Sandy Springs City Council addressed several matters, Tuesday, at the final regular meeting to be held while the U.S. experiences the coronavirus pandemic. City Council declared a state of emergency for Sandy Springs postponing public hearings and usual meetings for 60 days. Like other North Fulton cities, City Council members can conduct public meetings by teleconference. The city is required to provide public notice and access, such as through online viewing.
“Our meetings are going to be somewhat sequestered,” said Mayor Rusty Paul. “Maybe within a couple of weeks, progress in working though this situation...may give us enough information...that we can make adjustments [to allow for public comment].”
Although the city continues to conduct official business, all public buildings are closed.
City Council approved $25,000 in emergency support to Community Assistance Center (CAC), which is providing pre-packaged meals to food insecure families and individuals. Sandy Springs gave $100,000 to CAC in both 2019 and 2020 fiscal years.
Councilman Andy Bauman requested there be conditions on the $25,000 for CAC. Believing there is a moratorium on evictions in Fulton County, he asked that the funds assist only Sandy Springs residents and not be used for rental assistance.
“It’s not that I don’t care about that issue, but that issue is mute right now,” said Bauman.
The landlord-tenant eviction calendar in Fulton County Superior Court has been suspended until April 13 due to the coronavirus.
Separately, Council members voted to extend the due date for business license fees. The due date for businesses to pay their occupational tax to the city was extended from March 31 to May 31.

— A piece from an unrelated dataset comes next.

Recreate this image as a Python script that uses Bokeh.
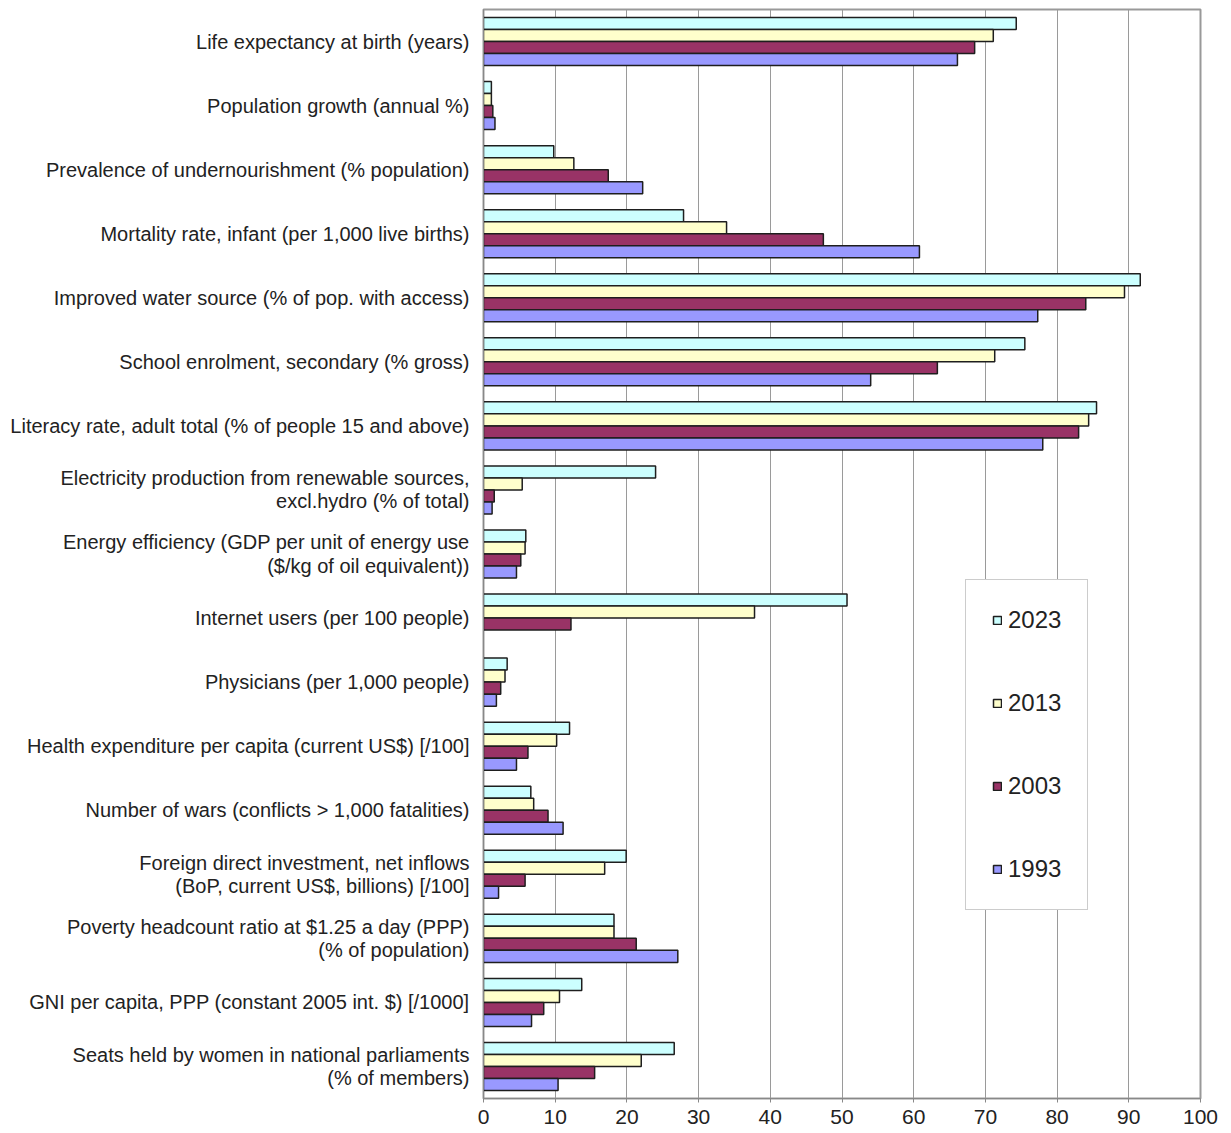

In other business, City Council approved the purchase of 6.58 acres of land on North Island Ferry Road adjacent to the Chattahoochee River National Recreation Area. The property was bought at a price of $750,000 for future park use.
On Wednesday, Sandy Springs issued a request for proposals for a consultant to provide a housing assessment for Sandy Springs. The study will examine existing housing conditions, demographics and unmet housing needs, officials said.
“This assessment has been characterized as an affordable housing study,” said Paul. “It’s really looking at the total housing picture in Sandy Springs to determine what we have, what we don’t have, where the gaps are and then that will guide future policy-making decisions by this body.”